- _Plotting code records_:
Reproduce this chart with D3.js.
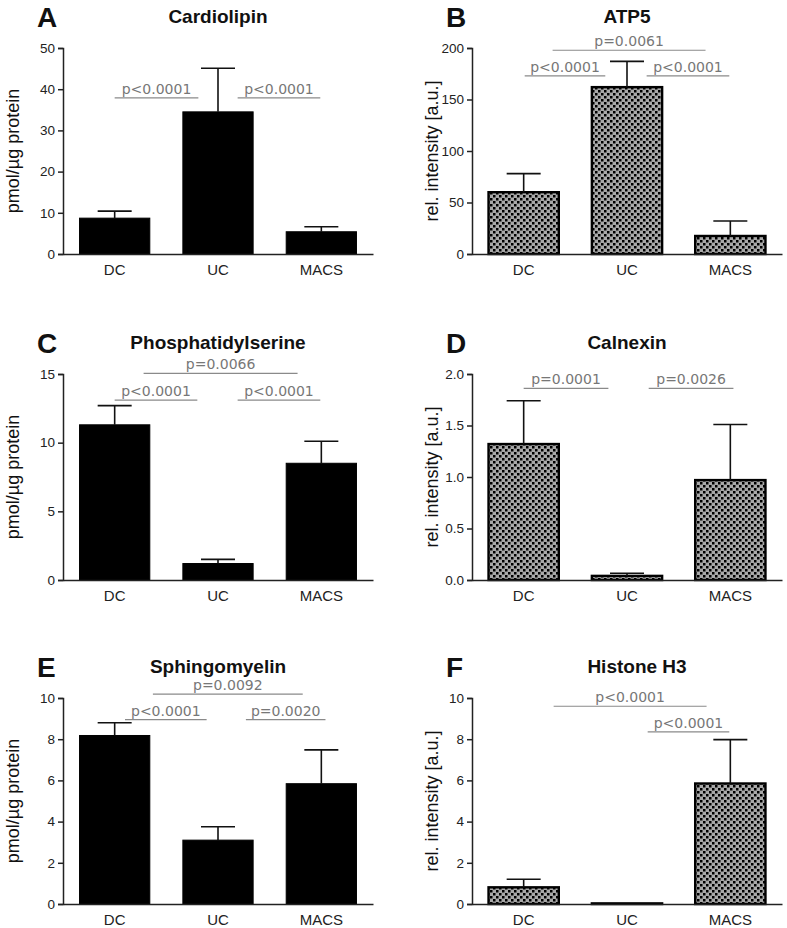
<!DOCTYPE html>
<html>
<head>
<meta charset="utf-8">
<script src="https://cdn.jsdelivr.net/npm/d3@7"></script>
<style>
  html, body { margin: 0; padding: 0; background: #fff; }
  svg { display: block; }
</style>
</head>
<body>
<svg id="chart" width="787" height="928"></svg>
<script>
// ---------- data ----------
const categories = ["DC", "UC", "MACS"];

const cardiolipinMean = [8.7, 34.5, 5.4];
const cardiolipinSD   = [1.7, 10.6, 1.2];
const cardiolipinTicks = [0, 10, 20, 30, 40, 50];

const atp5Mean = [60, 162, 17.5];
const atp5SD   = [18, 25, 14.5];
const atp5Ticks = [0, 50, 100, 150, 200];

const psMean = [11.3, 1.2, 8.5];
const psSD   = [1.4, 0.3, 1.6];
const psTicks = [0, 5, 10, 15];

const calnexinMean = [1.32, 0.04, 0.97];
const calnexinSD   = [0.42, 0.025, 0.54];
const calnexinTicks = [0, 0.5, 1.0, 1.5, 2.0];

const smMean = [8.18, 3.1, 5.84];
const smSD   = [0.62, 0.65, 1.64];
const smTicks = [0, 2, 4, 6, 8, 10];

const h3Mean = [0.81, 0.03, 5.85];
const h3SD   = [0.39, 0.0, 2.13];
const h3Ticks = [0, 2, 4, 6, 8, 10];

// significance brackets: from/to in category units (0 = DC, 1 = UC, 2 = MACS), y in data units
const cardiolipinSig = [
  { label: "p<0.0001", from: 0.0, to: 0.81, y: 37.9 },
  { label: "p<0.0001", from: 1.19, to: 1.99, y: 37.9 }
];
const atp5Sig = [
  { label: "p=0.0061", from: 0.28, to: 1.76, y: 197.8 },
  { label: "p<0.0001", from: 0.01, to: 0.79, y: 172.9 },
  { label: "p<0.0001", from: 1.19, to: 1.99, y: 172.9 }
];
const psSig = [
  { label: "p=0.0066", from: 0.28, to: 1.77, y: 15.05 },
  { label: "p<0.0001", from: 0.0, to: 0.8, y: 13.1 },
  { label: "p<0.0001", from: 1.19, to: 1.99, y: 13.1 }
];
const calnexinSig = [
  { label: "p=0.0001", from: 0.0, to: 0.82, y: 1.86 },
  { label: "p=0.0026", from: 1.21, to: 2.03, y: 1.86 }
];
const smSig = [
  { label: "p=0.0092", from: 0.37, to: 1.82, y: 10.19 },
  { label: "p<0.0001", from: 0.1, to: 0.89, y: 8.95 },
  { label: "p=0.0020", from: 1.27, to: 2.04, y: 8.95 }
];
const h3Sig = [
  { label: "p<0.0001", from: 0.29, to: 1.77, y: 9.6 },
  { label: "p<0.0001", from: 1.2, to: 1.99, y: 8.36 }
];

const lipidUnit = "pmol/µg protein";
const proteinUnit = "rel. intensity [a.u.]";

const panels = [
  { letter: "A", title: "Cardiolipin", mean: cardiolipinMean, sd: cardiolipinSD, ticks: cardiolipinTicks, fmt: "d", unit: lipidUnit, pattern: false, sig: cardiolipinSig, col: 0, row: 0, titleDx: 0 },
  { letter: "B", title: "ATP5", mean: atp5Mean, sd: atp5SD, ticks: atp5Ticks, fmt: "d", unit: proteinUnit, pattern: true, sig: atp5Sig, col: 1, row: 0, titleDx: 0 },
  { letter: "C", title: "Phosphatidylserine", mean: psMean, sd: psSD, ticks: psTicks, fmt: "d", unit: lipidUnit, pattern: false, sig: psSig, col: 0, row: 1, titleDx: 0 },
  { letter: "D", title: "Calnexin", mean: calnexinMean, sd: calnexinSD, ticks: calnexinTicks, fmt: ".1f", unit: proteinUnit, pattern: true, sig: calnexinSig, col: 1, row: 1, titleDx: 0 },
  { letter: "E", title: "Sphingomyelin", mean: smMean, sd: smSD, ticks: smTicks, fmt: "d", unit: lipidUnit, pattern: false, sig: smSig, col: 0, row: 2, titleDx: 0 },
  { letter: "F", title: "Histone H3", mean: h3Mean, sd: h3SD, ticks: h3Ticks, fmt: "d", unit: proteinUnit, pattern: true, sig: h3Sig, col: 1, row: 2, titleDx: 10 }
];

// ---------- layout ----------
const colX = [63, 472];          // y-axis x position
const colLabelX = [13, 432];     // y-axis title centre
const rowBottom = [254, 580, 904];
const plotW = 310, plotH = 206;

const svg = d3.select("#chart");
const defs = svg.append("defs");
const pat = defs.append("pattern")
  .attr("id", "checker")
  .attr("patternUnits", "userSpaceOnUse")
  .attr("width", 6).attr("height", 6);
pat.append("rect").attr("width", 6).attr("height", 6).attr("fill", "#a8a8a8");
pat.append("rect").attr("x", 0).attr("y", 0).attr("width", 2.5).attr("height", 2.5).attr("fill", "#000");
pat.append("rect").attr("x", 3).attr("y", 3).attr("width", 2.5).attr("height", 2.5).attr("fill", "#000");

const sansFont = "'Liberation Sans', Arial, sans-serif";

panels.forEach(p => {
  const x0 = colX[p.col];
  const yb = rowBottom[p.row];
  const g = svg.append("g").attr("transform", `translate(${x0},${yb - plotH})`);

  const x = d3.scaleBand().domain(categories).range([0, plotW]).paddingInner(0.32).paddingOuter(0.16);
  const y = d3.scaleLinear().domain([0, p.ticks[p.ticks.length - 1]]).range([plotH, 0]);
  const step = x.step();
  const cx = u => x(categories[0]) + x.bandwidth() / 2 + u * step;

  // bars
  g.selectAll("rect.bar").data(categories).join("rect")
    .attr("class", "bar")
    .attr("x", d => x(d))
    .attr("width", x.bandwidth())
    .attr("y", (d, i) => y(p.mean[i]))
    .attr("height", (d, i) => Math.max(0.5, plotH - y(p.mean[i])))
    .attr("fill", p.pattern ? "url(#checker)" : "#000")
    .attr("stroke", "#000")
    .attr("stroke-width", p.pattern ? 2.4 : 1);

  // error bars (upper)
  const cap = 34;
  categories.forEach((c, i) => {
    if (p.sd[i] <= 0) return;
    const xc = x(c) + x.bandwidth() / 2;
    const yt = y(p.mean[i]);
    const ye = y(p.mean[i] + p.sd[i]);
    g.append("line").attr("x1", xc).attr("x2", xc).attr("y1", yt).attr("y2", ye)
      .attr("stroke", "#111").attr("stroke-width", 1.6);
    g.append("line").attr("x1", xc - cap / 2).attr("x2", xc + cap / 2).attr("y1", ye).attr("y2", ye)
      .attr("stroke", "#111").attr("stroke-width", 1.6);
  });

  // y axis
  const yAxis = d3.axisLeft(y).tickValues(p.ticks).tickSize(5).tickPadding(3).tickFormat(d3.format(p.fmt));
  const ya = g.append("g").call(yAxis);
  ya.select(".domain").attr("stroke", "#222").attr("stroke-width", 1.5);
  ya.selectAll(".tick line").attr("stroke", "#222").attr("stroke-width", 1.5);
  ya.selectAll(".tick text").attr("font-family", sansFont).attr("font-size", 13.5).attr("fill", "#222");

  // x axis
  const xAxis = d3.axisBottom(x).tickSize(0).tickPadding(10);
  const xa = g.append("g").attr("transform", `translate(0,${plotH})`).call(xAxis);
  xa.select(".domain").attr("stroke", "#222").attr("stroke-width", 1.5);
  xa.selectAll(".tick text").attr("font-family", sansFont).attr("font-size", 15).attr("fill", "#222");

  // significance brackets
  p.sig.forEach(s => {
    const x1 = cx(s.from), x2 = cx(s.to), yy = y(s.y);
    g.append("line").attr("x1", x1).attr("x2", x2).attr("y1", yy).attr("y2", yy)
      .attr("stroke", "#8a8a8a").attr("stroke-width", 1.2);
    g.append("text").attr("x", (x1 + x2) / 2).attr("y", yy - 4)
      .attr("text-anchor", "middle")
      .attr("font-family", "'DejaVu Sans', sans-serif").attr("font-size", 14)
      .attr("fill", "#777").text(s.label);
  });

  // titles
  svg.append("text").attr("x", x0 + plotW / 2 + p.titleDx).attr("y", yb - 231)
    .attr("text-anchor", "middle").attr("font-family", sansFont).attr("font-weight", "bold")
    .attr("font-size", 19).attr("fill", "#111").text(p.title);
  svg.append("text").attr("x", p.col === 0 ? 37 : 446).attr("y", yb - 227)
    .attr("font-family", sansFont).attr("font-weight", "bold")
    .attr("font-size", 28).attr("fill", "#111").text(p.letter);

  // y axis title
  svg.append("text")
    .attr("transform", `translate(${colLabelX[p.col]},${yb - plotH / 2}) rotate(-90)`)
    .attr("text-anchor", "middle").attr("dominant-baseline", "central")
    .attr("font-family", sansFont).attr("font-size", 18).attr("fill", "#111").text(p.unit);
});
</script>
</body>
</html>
...
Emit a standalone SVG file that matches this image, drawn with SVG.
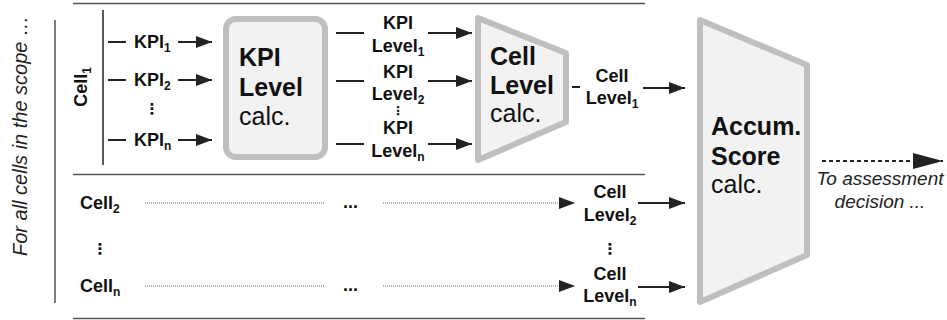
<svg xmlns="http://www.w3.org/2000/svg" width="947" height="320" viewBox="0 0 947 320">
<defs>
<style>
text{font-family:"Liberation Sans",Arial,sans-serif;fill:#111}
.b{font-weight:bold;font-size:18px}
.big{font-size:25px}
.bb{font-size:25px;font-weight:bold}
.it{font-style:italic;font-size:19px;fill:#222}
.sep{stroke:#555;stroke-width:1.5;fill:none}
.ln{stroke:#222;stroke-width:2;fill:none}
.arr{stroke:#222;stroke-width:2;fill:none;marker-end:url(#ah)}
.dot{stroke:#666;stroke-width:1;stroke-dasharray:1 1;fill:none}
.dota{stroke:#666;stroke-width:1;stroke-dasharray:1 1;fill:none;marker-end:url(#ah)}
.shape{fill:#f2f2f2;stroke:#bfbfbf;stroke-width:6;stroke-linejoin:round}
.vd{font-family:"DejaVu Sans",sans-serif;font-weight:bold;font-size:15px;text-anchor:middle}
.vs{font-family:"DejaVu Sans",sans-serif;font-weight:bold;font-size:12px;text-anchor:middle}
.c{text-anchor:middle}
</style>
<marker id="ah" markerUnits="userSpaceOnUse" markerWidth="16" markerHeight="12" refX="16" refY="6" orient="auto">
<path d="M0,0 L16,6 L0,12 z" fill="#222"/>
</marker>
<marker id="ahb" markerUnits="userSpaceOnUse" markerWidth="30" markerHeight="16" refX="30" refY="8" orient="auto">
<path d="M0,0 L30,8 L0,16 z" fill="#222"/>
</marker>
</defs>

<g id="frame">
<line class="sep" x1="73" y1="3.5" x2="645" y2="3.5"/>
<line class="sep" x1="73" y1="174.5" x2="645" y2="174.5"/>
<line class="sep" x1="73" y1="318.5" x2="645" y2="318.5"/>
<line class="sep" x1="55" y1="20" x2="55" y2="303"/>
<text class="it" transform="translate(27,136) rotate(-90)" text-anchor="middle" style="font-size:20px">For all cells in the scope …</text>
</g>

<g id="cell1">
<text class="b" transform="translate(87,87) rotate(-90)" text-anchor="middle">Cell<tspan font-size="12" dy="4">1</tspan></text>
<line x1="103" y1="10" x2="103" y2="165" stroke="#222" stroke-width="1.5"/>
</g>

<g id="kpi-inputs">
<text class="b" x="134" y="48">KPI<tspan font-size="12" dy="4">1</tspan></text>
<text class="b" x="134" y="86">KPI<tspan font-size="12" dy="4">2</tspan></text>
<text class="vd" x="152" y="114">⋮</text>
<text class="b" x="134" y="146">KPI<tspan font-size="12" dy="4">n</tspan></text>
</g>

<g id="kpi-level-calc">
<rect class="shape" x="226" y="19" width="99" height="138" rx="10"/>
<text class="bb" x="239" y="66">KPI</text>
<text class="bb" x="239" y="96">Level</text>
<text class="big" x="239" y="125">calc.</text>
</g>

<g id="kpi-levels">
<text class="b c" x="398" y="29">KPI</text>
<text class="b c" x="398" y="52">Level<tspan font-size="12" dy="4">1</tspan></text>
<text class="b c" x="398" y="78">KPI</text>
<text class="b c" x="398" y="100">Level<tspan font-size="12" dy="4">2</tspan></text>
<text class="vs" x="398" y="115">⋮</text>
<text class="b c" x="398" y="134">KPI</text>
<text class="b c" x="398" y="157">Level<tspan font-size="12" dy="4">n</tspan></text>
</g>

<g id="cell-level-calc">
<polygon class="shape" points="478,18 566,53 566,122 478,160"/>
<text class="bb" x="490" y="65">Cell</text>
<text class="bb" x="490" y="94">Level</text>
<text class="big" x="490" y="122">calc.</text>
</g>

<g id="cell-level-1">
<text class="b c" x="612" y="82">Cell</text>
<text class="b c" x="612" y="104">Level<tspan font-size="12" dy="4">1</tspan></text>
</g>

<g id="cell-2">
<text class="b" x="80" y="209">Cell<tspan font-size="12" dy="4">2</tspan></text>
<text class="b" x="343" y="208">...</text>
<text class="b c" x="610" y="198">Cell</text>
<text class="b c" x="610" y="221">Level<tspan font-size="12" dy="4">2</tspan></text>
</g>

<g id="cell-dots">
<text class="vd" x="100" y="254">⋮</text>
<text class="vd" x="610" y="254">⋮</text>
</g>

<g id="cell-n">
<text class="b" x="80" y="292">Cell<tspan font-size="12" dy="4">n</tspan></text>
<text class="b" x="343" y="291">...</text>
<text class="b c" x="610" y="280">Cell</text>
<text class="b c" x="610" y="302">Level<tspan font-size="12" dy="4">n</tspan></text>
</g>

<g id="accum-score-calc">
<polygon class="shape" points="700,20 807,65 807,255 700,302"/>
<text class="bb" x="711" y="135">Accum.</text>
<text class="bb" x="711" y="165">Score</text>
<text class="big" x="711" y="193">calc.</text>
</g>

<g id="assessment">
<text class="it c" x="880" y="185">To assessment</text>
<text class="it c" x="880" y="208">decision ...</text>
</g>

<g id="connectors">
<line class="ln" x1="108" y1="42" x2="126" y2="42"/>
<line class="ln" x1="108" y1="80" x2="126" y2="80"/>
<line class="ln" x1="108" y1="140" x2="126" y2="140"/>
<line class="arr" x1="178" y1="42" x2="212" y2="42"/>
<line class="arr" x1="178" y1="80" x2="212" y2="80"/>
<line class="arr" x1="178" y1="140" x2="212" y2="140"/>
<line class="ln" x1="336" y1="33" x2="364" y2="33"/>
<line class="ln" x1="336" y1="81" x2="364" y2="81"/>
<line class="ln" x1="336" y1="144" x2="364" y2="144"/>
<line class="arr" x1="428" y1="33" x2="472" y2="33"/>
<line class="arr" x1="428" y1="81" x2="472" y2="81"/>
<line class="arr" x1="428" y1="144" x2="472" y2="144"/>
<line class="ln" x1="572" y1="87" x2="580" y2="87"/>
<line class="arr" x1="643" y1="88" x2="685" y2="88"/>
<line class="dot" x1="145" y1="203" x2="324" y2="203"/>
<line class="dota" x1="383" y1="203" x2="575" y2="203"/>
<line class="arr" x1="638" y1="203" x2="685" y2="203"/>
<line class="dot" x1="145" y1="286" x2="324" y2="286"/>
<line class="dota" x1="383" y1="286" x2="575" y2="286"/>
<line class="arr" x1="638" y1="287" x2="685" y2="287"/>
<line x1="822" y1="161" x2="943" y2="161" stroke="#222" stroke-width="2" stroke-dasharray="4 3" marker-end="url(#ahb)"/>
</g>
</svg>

- _THE EXERCISE_:
Above are records with pictures. Reproduce exactly only the lines from the line with "Reproduce this chart with D3.js." through the line with "const h3Ticks = [0, 2, 4, 6, 8, 10];", both ends included, and leave the pictures out.

- _SOLUTION TO THIS TASK_:
Reproduce this chart with D3.js.
<!DOCTYPE html>
<html>
<head>
<meta charset="utf-8">
<script src="https://cdn.jsdelivr.net/npm/d3@7"></script>
<style>
  html, body { margin: 0; padding: 0; background: #fff; }
  svg { display: block; }
</style>
</head>
<body>
<svg id="chart" width="787" height="928"></svg>
<script>
// ---------- data ----------
const categories = ["DC", "UC", "MACS"];

const cardiolipinMean = [8.7, 34.5, 5.4];
const cardiolipinSD   = [1.7, 10.6, 1.2];
const cardiolipinTicks = [0, 10, 20, 30, 40, 50];

const atp5Mean = [60, 162, 17.5];
const atp5SD   = [18, 25, 14.5];
const atp5Ticks = [0, 50, 100, 150, 200];

const psMean = [11.3, 1.2, 8.5];
const psSD   = [1.4, 0.3, 1.6];
const psTicks = [0, 5, 10, 15];

const calnexinMean = [1.32, 0.04, 0.97];
const calnexinSD   = [0.42, 0.025, 0.54];
const calnexinTicks = [0, 0.5, 1.0, 1.5, 2.0];

const smMean = [8.18, 3.1, 5.84];
const smSD   = [0.62, 0.65, 1.64];
const smTicks = [0, 2, 4, 6, 8, 10];

const h3Mean = [0.81, 0.03, 5.85];
const h3SD   = [0.39, 0.0, 2.13];
const h3Ticks = [0, 2, 4, 6, 8, 10];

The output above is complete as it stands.